During an August 2019 meeting at an Italian restaurant in North Jersey, Sen. Bob Menendez appeared to know the details of a prosecution and an investigation he and his wife are alleged to have taken bribes to disrupt, the man who has pleaded guilty to bribing them testified Monday.
Jose Uribe, a trucking and insurance company owner, had by then already held a fundraiser for the senator, met him several times for drinks or dinner, and, he said, bribed Menendez’s now-wife with a car.
Uribe’s goal, going back over a year, had been to get a good deal for one business associate who was being charged with insurance fraud in New Jersey and to stop a related state investigation that could lead to one of his own companies.
But Uribe had yet to talk face-to-face with the senator about the alleged cases or the point of his bribes, which he’d first arranged with a friend of the senator’s girlfriend at the time, Nadine Menendez, and then with Nadine herself.
Finally, on Aug. 7, 2019, Uribe said he sat down with the senator and Nadine in the back of Il Villaggio, an Italian restaurant in North Jersey.

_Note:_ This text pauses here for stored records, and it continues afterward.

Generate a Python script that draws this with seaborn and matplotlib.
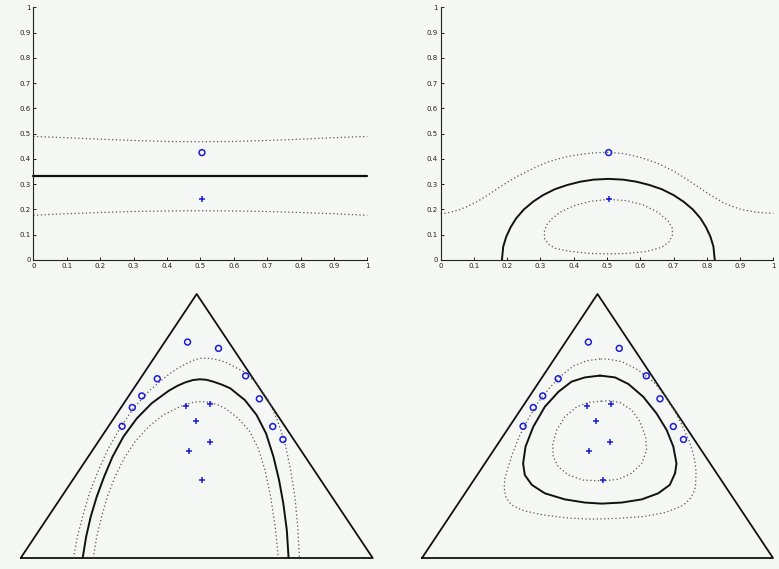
import matplotlib
matplotlib.use("Agg")
import matplotlib.pyplot as plt
import pandas as pd
import seaborn as sns

# ---------------- 1-simplex panels (top row) ----------------
pos_sample_x = [0.505]
pos_sample_y = [0.425]
neg_sample_x = [0.505]
neg_sample_y = [0.241]

tick_values = [0, 0.1, 0.2, 0.3, 0.4, 0.5, 0.6, 0.7, 0.8, 0.9, 1]
tick_labels = ["0", "0.1", "0.2", "0.3", "0.4", "0.5", "0.6", "0.7", "0.8", "0.9", "1"]

# Euclidean classifier: decision line and margin curves
lin_x = [0.0, 1.0]
lin_boundary_y = [0.333, 0.333]
lin_margin_x = [0.0, 0.1, 0.2, 0.3, 0.4, 0.5, 0.6, 0.7, 0.8, 0.9, 1.0]
lin_upper_y = [0.489, 0.484, 0.478, 0.473, 0.469, 0.468, 0.469, 0.473, 0.478, 0.484, 0.489]
lin_lower_y = [0.177, 0.183, 0.188, 0.192, 0.194, 0.195, 0.194, 0.192, 0.188, 0.183, 0.177]

# Geometry-aware classifier: boundary and margin curves
geo_outer_x = [0.0, 0.022, 0.052, 0.082, 0.112, 0.142, 0.172, 0.202, 0.232, 0.262, 0.293,
               0.323, 0.353, 0.383, 0.42, 0.46, 0.504, 0.55, 0.6, 0.65, 0.7, 0.75,
               0.8, 0.85, 0.9, 0.95, 0.975, 1.0]
geo_outer_y = [0.183, 0.187, 0.197, 0.213, 0.233, 0.257, 0.284, 0.309, 0.332, 0.352, 0.372,
               0.388, 0.400, 0.410, 0.418, 0.424, 0.426, 0.421, 0.406, 0.384, 0.352, 0.311,
               0.266, 0.226, 0.201, 0.189, 0.186, 0.185]
geo_bound_x = [0.184, 0.188, 0.197, 0.210, 0.227, 0.250, 0.278, 0.308, 0.343, 0.381, 0.420,
               0.460, 0.504, 0.548, 0.588, 0.627, 0.665, 0.700, 0.730, 0.758, 0.781, 0.798,
               0.811, 0.820, 0.824]
geo_bound_y = [0.0, 0.053, 0.092, 0.129, 0.165, 0.200, 0.231, 0.257, 0.280, 0.297, 0.310,
               0.318, 0.321, 0.318, 0.310, 0.297, 0.280, 0.257, 0.231, 0.200, 0.165, 0.129,
               0.092, 0.053, 0.0]
geo_inner_x = [0.504, 0.449, 0.399, 0.359, 0.333, 0.318, 0.311, 0.313, 0.324, 0.345, 0.389,
               0.449, 0.504, 0.559, 0.619, 0.664, 0.687, 0.697, 0.696, 0.684, 0.654, 0.609,
               0.559, 0.504]
geo_inner_y = [0.240, 0.232, 0.214, 0.189, 0.162, 0.137, 0.110, 0.083, 0.062, 0.046, 0.034,
               0.026, 0.024, 0.026, 0.034, 0.050, 0.072, 0.100, 0.126, 0.154, 0.188, 0.218,
               0.235, 0.240]

# ---------------- 2-simplex panels (bottom row) ----------------
# coordinates normalised to the triangle's bounding box
tri_x = [0.0, 1.0, 0.5, 0.0]
tri_y = [0.0, 0.0, 1.0, 0.0]

circle_x = [0.474, 0.562, 0.388, 0.639, 0.344, 0.678, 0.317, 0.288, 0.716, 0.745]
circle_y = [0.818, 0.794, 0.679, 0.690, 0.614, 0.603, 0.570, 0.499, 0.498, 0.449]
plus_x = [0.471, 0.539, 0.497, 0.537, 0.477, 0.515]
plus_y = [0.575, 0.585, 0.520, 0.440, 0.406, 0.294]

# Euclidean classifier on the triangle
tri_lin_outer_x = [0.150, 0.161, 0.176, 0.195, 0.221, 0.249, 0.282, 0.320, 0.367, 0.400, 0.424, 0.450,
                   0.472, 0.494, 0.514, 0.538, 0.562, 0.585, 0.633, 0.670, 0.704, 0.729, 0.751,
                   0.767, 0.779, 0.787, 0.792]
tri_lin_outer_y = [0.0, 0.081, 0.157, 0.245, 0.333, 0.415, 0.491, 0.567, 0.636, 0.673, 0.699, 0.722,
                   0.737, 0.751, 0.757, 0.756, 0.750, 0.740, 0.706, 0.662, 0.598, 0.523, 0.434,
                   0.333, 0.232, 0.119, 0.0]
tri_lin_bound_x = [0.176, 0.186, 0.199, 0.216, 0.237, 0.261, 0.292, 0.330, 0.372, 0.420, 0.445,
                   0.467, 0.489, 0.509, 0.528, 0.547, 0.571, 0.595, 0.637, 0.670, 0.697, 0.718,
                   0.734, 0.746, 0.756, 0.761]
tri_lin_bound_y = [0.0, 0.081, 0.157, 0.232, 0.308, 0.384, 0.460, 0.529, 0.586, 0.633, 0.652,
                   0.665, 0.674, 0.677, 0.675, 0.668, 0.657, 0.643, 0.598, 0.542, 0.472, 0.384,
                   0.295, 0.207, 0.106, 0.0]
tri_lin_inner_x = [0.206, 0.216, 0.230, 0.246, 0.268, 0.294, 0.325, 0.363, 0.405, 0.453, 0.472,
                   0.491, 0.505, 0.519, 0.538, 0.560, 0.581, 0.618, 0.651, 0.675, 0.694, 0.710,
                   0.723, 0.732]
tri_lin_inner_y = [0.0, 0.081, 0.157, 0.232, 0.308, 0.378, 0.441, 0.497, 0.542, 0.573, 0.583,
                   0.590, 0.592, 0.592, 0.589, 0.580, 0.567, 0.529, 0.479, 0.415, 0.333, 0.232,
                   0.119, 0.0]

# Geometry-aware classifier on the triangle (closed contours)
tri_geo_outer_x = [0.507, 0.469, 0.431, 0.393, 0.360, 0.329, 0.301, 0.277, 0.258, 0.243, 0.236, 0.234,
                   0.239, 0.247, 0.258, 0.274, 0.293, 0.346, 0.412, 0.479, 0.555, 0.631, 0.692,
                   0.735, 0.752, 0.764, 0.774, 0.779, 0.781, 0.775, 0.762, 0.743, 0.721, 0.692,
                   0.659, 0.616, 0.569, 0.526, 0.507]
tri_geo_outer_y = [0.754, 0.747, 0.727, 0.687, 0.639, 0.586, 0.523, 0.460, 0.396, 0.333, 0.300, 0.265,
                   0.232, 0.213, 0.199, 0.188, 0.178, 0.163, 0.152, 0.147, 0.150, 0.157, 0.172,
                   0.194, 0.208, 0.226, 0.247, 0.270, 0.327, 0.384, 0.441, 0.497, 0.554, 0.614,
                   0.668, 0.712, 0.744, 0.754, 0.754]
tri_geo_bound_x = [0.507, 0.464, 0.426, 0.389, 0.350, 0.317, 0.295, 0.288, 0.293, 0.313, 0.350,
                   0.407, 0.464, 0.512, 0.569, 0.626, 0.673, 0.706, 0.721, 0.725, 0.716, 0.697,
                   0.668, 0.630, 0.588, 0.550, 0.507]
tri_geo_bound_y = [0.691, 0.684, 0.668, 0.630, 0.573, 0.497, 0.422, 0.358, 0.314, 0.277, 0.245,
                   0.222, 0.210, 0.206, 0.210, 0.222, 0.245, 0.277, 0.321, 0.358, 0.422, 0.485,
                   0.548, 0.611, 0.659, 0.684, 0.691]
tri_geo_inner_x = [0.512, 0.474, 0.441, 0.407, 0.384, 0.372, 0.374, 0.388, 0.417, 0.460, 0.516,
                   0.559, 0.597, 0.626, 0.640, 0.637, 0.621, 0.597, 0.564, 0.536, 0.512]
tri_geo_inner_y = [0.594, 0.589, 0.573, 0.535, 0.485, 0.428, 0.384, 0.346, 0.314, 0.295, 0.292,
                   0.298, 0.321, 0.358, 0.409, 0.460, 0.516, 0.561, 0.589, 0.596, 0.594]

# ---------------- styling ----------------
sns.set_theme(style="ticks")
plt.rcParams["font.family"] = ["DejaVu Sans"]
BG = "#f4f7f3"
INK = "#111111"
DOT = "#555555"
BLUE = "#1c1cd6"
SOLID_KW = dict(color=INK, linewidth=1.4, sort=False, estimator=None, legend=False)
DOT_KW = dict(color=DOT, linewidth=0.9, linestyle=(0, (1, 2)), sort=False, estimator=None, legend=False)

fig = plt.figure(figsize=(7.79, 5.69), dpi=100, facecolor=BG)
W, H = 779.0, 569.0


def axes_px(x0, y_top, x1, y_bot):
    return fig.add_axes([x0 / W, 1 - y_bot / H, (x1 - x0) / W, (y_bot - y_top) / H])


def curve(ax, xs, ys, kw):
    df = pd.DataFrame({"x": xs, "y": ys})
    sns.lineplot(data=df, x="x", y="y", ax=ax, **kw)


def samples(ax, cx, cy, px, py, ms):
    sns.scatterplot(x=cx, y=cy, ax=ax, marker="o", s=ms, facecolors="none",
                    edgecolor=BLUE, linewidth=1.1, legend=False, clip_on=False, zorder=5)
    sns.scatterplot(x=px, y=py, ax=ax, marker="+", s=ms, color=BLUE,
                    linewidth=1.1, legend=False, clip_on=False, zorder=5)


def style_top(ax):
    ax.set_facecolor(BG)
    ax.set_xlim(0, 1)
    ax.set_ylim(0, 1)
    ax.set_xticks(tick_values)
    ax.set_xticklabels(tick_labels)
    ax.set_yticks(tick_values)
    ax.set_yticklabels(tick_labels)
    ax.tick_params(direction="in", length=2.5, width=0.7, labelsize=5, pad=2, colors="#222222")
    for side in ("top", "right"):
        ax.spines[side].set_visible(False)
    for side in ("left", "bottom"):
        ax.spines[side].set_linewidth(0.8)
        ax.spines[side].set_color("#222222")
    ax.set_xlabel("")
    ax.set_ylabel("")


def style_tri(ax):
    ax.set_facecolor(BG)
    ax.set_xlim(0, 1)
    ax.set_ylim(0, 1)
    ax.set_axis_off()
    ax.set_xlabel("")
    ax.set_ylabel("")


# top left: Euclidean classifier on the segment
ax1 = axes_px(33.3, 7.3, 367.3, 260.0)
curve(ax1, lin_margin_x, lin_upper_y, DOT_KW)
curve(ax1, lin_margin_x, lin_lower_y, DOT_KW)
curve(ax1, lin_x, lin_boundary_y, dict(SOLID_KW, linewidth=1.6))
samples(ax1, pos_sample_x, pos_sample_y, neg_sample_x, neg_sample_y, 18)
style_top(ax1)

# top right: geometry-aware classifier on the segment
ax2 = axes_px(440.7, 7.3, 773.3, 260.0)
curve(ax2, geo_outer_x, geo_outer_y, DOT_KW)
curve(ax2, geo_inner_x, geo_inner_y, DOT_KW)
curve(ax2, geo_bound_x, geo_bound_y, SOLID_KW)
samples(ax2, pos_sample_x, pos_sample_y, neg_sample_x, neg_sample_y, 18)
style_top(ax2)

# bottom left: Euclidean classifier on the triangle
ax3 = axes_px(20.7, 294.0, 372.7, 558.0)
curve(ax3, tri_x, tri_y, dict(SOLID_KW, linewidth=1.3))
curve(ax3, tri_lin_outer_x, tri_lin_outer_y, DOT_KW)
curve(ax3, tri_lin_inner_x, tri_lin_inner_y, DOT_KW)
curve(ax3, tri_lin_bound_x, tri_lin_bound_y, SOLID_KW)
samples(ax3, circle_x, circle_y, plus_x, plus_y, 18)
style_tri(ax3)

# bottom right: geometry-aware classifier on the triangle
ax4 = axes_px(422.0, 294.0, 773.0, 558.0)
curve(ax4, tri_x, tri_y, dict(SOLID_KW, linewidth=1.3))
curve(ax4, tri_geo_outer_x, tri_geo_outer_y, DOT_KW)
curve(ax4, tri_geo_inner_x, tri_geo_inner_y, DOT_KW)
curve(ax4, tri_geo_bound_x, tri_geo_bound_y, SOLID_KW)
samples(ax4, circle_x, circle_y, plus_x, plus_y, 18)
style_tri(ax4)

for ax in (ax1, ax2, ax3, ax4):
    for line in ax.get_lines():
        line.set_clip_on(False)
        line.set_solid_joinstyle("round")

fig.savefig("out.png", dpi=100, facecolor=BG)
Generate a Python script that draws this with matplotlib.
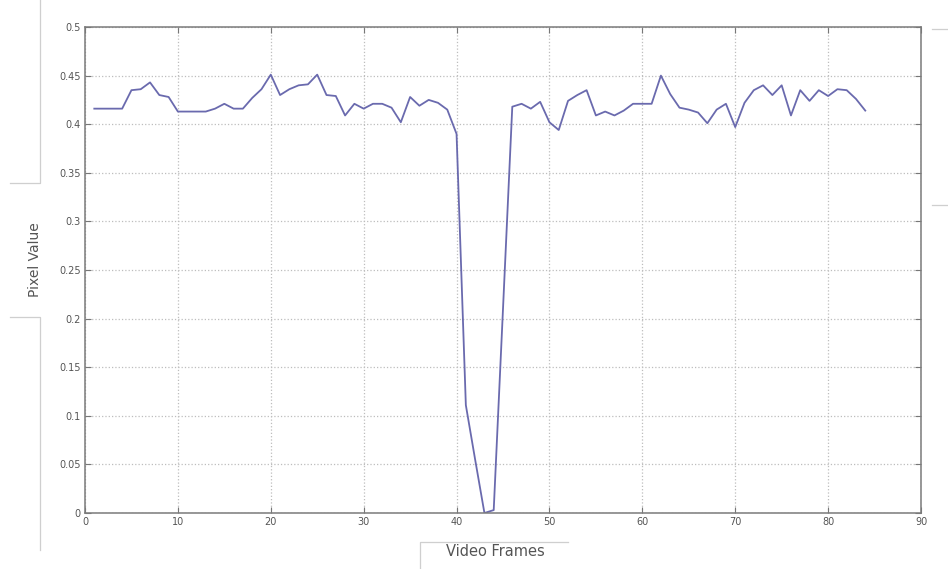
import numpy as np
import matplotlib.pyplot as plt
from matplotlib.lines import Line2D

# frame index and pixel value
frames = np.arange(1, 85)
pixel_value = [
    0.416, 0.416, 0.416, 0.416, 0.435, 0.436, 0.443, 0.430, 0.428, 0.413,
    0.413, 0.413, 0.413, 0.416, 0.421, 0.416, 0.416, 0.427, 0.436, 0.451,
    0.430, 0.436, 0.440, 0.441, 0.451, 0.430, 0.429, 0.409, 0.421, 0.416,
    0.421, 0.421, 0.417, 0.402, 0.428, 0.419, 0.425, 0.422, 0.415, 0.390,
    0.111, 0.055, 0.000, 0.003, 0.210, 0.418, 0.421, 0.416, 0.423, 0.402,
    0.394, 0.424, 0.430, 0.435, 0.409, 0.413, 0.409, 0.414, 0.421, 0.421,
    0.421, 0.450, 0.431, 0.417, 0.415, 0.412, 0.401, 0.415, 0.421, 0.397,
    0.422, 0.435, 0.440, 0.430, 0.440, 0.409, 0.435, 0.424, 0.435, 0.429,
    0.436, 0.435, 0.426, 0.414,
]
xticks = np.arange(0, 91, 10)
yticks = np.round(np.arange(0, 0.501, 0.05), 2)
ytick_labels = ["0", "0.05", "0.1", "0.15", "0.2", "0.25", "0.3", "0.35", "0.4", "0.45", "0.5"]

W, H = 948, 569
fig = plt.figure(figsize=(W / 100, H / 100), dpi=100)
ax = fig.add_axes([85 / W, 1 - 513 / H, (921 - 85) / W, (513 - 27) / H])

ax.plot(frames, pixel_value, color="#6a6aae", lw=1.3)

ax.set_xlim(0, 90)
ax.set_ylim(0, 0.5)
ax.set_xticks(xticks)
ax.set_yticks(yticks)
ax.set_yticklabels(ytick_labels)
ax.grid(True, ls=":", color="#bdbdbd", lw=0.9)
ax.tick_params(direction="in", length=4, top=True, right=True,
               labelsize=7, colors="#777777", labelcolor="#555555", pad=3)
for s in ax.spines.values():
    s.set_color("#7a7a7a")
    s.set_linewidth(1.1)

fig.text(35 / W, 1 - 260 / H, "Pixel Value", rotation=90, ha="center", va="center",
         fontsize=10, color="#555555")
fig.text(495 / W, 1 - 551 / H, "Video Frames", ha="center", va="center",
         fontsize=10.5, color="#555555")

# leftover label box edges from the screenshot
def px_line(xs, ys):
    fig.add_artist(Line2D([x / W for x in xs], [1 - y / H for y in ys],
                          color="#cfcfcf", lw=0.9))

px_line([40, 40, 10], [0, 183, 183])
px_line([10, 40, 40], [317, 317, 550])
px_line([420, 420, 568], [569, 542, 542])
px_line([932, 948], [29, 29])
px_line([932, 948], [205, 205])

fig.savefig("out.png", dpi=100, facecolor="white")
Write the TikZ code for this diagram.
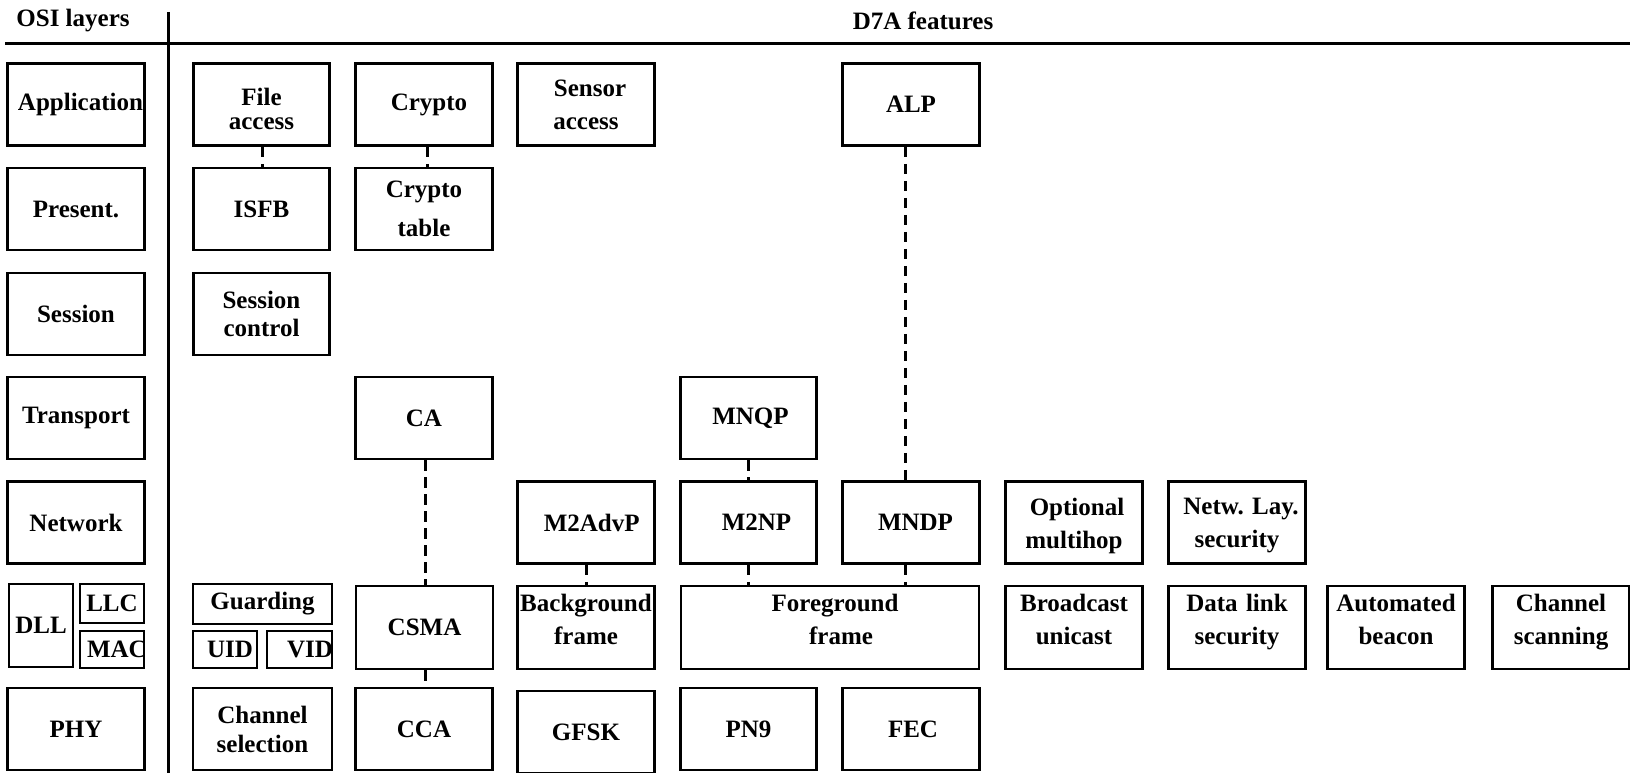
\documentclass[tikz,border=0pt]{standalone}
\usepackage{fontspec}
\setmainfont{Liberation Serif}
\begin{document}
\begin{tikzpicture}[x=1pt,y=-1pt,
  lbl/.style={font=\fontsize{25}{33}\selectfont\bfseries},
  box/.style={lbl, draw, line width=2.8pt, inner sep=0pt, align=center,
    text width=#1, minimum height=82pt},
  box/.default=136.5pt,
  tall/.style={minimum height=83pt},
  half/.style={minimum height=#1},
  lift/.style={text depth=49pt},
  sink/.style={text depth=32pt},
  tshift/.style={execute at begin node={\noindent\hspace*{#1}}},
  hdr/.style={lbl, inner sep=0pt},
  rule/.style={line width=2.4pt},
  conn/.style={line width=3pt, dash pattern=on 10.5pt off 6.5pt}]
\useasboundingbox (0,0) rectangle (1630,773);

% header and separating rules
\node[hdr] (osi) at (73,21) {OSI layers};
\node[hdr] (d7a) at (923,21) {D7A features};
\coordinate (hl) at (5,43.5);
\coordinate (hr) at (1630,43.5);
\coordinate (vt) at (168.5,12);
\coordinate (vb) at (168.5,773);
\draw[rule] (hl) -- (hr);
\draw[rule] (vt) -- (vb);

% OSI layer column
\node[box, tshift=9pt] (app) at (76,104.5) {Application};
\node[box] (pres) at (76,209) {Present.};
\node[box] (sess) at (76,314) {Session};
\node[box] (trans) at (76,418) {Transport};
\node[box] (net) at (76,522.5) {Network};
\node[box=64pt, tall] (dll) at (41,625.5) {DLL};
\node[box=64pt, half=39pt] (llc) at (112,603.5) {LLC};
\node[box=64pt, half=37pt, tshift=7pt] (mac) at (112,649.5) {MAC};
\node[box] (phy) at (76,729) {PHY};

% column 1
\node[box, text height=27pt] (file) at (261.5,104.5) {File\\[-9pt]access};
\node[box] (isfb) at (261.5,209) {ISFB};
\node[box] (sessctl) at (261.5,314) {Session\\[-5pt]control};
\node[box=139pt, half=40pt] (guard) at (262.5,604) {Guarding};
\node[box=64pt, half=37pt, tshift=10pt] (uid) at (225,649.5) {UID};
\node[box=65pt, half=37pt, tshift=20pt] (vid) at (299.5,649.5) {VID};
\node[box=139pt] (chsel) at (262.5,729) {Channel\\[-4pt]selection};

% column 2
\node[box, tshift=10pt] (crypto) at (424,104.5) {Crypto};
\node[box] (ctable) at (424,209) {Crypto\\[6pt]table};
\node[box] (ca) at (424,418) {CA};
\node[box=137pt, tall] (csma) at (424.5,627.5) {CSMA};
\node[box] (cca) at (424,729) {CCA};

% column 3
\node[box, tshift=8pt] (sensor) at (586,104.5) {Sensor\\access};
\node[box, tshift=11.5pt] (m2advp) at (586,522.5) {M2AdvP};
\node[box, tall, lift] (bgf) at (586,627.5) {Background\\frame};
\node[box] (gfsk) at (586,732) {GFSK};

% column 4 and the wide foreground frame
\node[box, tshift=4pt] (mnqp) at (748.5,418) {MNQP};
\node[box, tshift=16pt] (m2np) at (748.5,522.5) {M2NP};
\node[box=298pt, tall, lift] (fgf) at (830,627.5)
  {\hspace*{10pt}Foreground\\\hspace*{22pt}frame};
\node[box] (pn9) at (748.5,729) {PN9};

% column 5
\node[box] (alp) at (911,104.5) {ALP};
\node[box, tshift=9pt] (mndp) at (911,522.5) {MNDP};
\node[box, tshift=4pt] (fec) at (911,729) {FEC};

% columns 6 to 9
\node[box, tshift=6pt, sink] (optm) at (1074,522.5) {Optional\\multihop};
\node[box, tshift=8pt, sink] (nls) at (1237,522.5) {Netw.\ Lay.\\security};
\node[box, tall, lift] (bcast) at (1074,627.5) {Broadcast\\unicast};
\node[box, tall, lift] (dls) at (1237,627.5) {Data link\\security};
\node[box, tall, lift] (beacon) at (1396,627.5) {Automated\\beacon};
\node[box, tall, lift] (scan) at (1561,627.5) {Channel\\scanning};

% dashed dependencies between features
\draw[conn] ([xshift=0.5pt]file.south) -- ([xshift=0.5pt]isfb.north);
\draw[conn] ([xshift=3pt]crypto.south) -- ([xshift=3pt]ctable.north);
\draw[conn] ([xshift=-5.5pt]alp.south) -- ([xshift=-5.5pt]mndp.north);
\draw[conn] ([xshift=-5.5pt]mndp.south) -- ([xshift=-5.5pt]mndp.south |- fgf.north);
\draw[conn] ([xshift=1pt]ca.south) -- ([xshift=1pt]ca.south |- csma.north);
\draw[conn] ([xshift=0.5pt]csma.south) -- ([xshift=0.5pt]csma.south |- cca.north);
\draw[conn] (mnqp.south) -- (m2np.north);
\draw[conn] (m2np.south) -- (m2np.south |- fgf.north);
\draw[conn] (m2advp.south) -- (bgf.north);
\end{tikzpicture}
\end{document}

Uribe said that at the dinner the senator seemed to have “complete knowledge” about the prosecution that the senator is accused of trying to disrupt. And, when Uribe asked him to find out about the investigation into his own company, Menendez indicated “he would look into it.”
Uribe faced careful questions by a federal prosecutor and by the judge, who granted a few objections from one of the senator’s defense attorneys and has been occasionally asking his own questions of witnesses during the trial that began in May.
Defense attorneys have yet to cross examine Uribe, who has a criminal record and who said he recalled the substance of but not always the exact words used during the dinner with Menendez. Uribe will continue to testify Monday afternoon. Menendez has denied the allegations against him.
Uribe also gave more details about the car he said he bought Nadine, who will stand trial separately because of a cancer diagnosis.
“If your problem is a car, my problem is saving my family,” Uribe said he told Nadine in March 2019, in the days before he said he handed her $15,000 in cash to make the down payment on a new Mercedes-Benz.
He would eventually also arrange dozens of monthly car payments for her Mercedes or make them himself. The expectation was she would get the senator to help resolve state scrutiny that circled Uribe.
By late summer, his associate facing prosecution had gotten a deal that required no jail time. That was good for Uribe. But a detective from the New Jersey attorney general’s office was still trying to interview one of his employees, someone so close he considered her a daughter. That was bad.
Part of the issue seems to be that Uribe had for months been going through an intermediary: Wael “Will” Hana, who is now one of the co-defendants in Menendez’s corruption trial. And it was unclear if the senator knew Uribe was seeking a two-part deal until months after Uribe thought he and Hana had a deal.
For instance, days before their August 2019 meeting, Nadine had texted Uribe that she’d spoken with the senator and “he said it would’ve been so so easy if we had wrapped both together.”
The former attorney general of New Jersey, Gurbir Grewal, testified last week about two interactions with the senator where Menendez attempted to discuss specific insurance matters affecting Hispanic truckers in 2019. Grewal said he did not know the name of the cases or act based on the conversations with Menendez.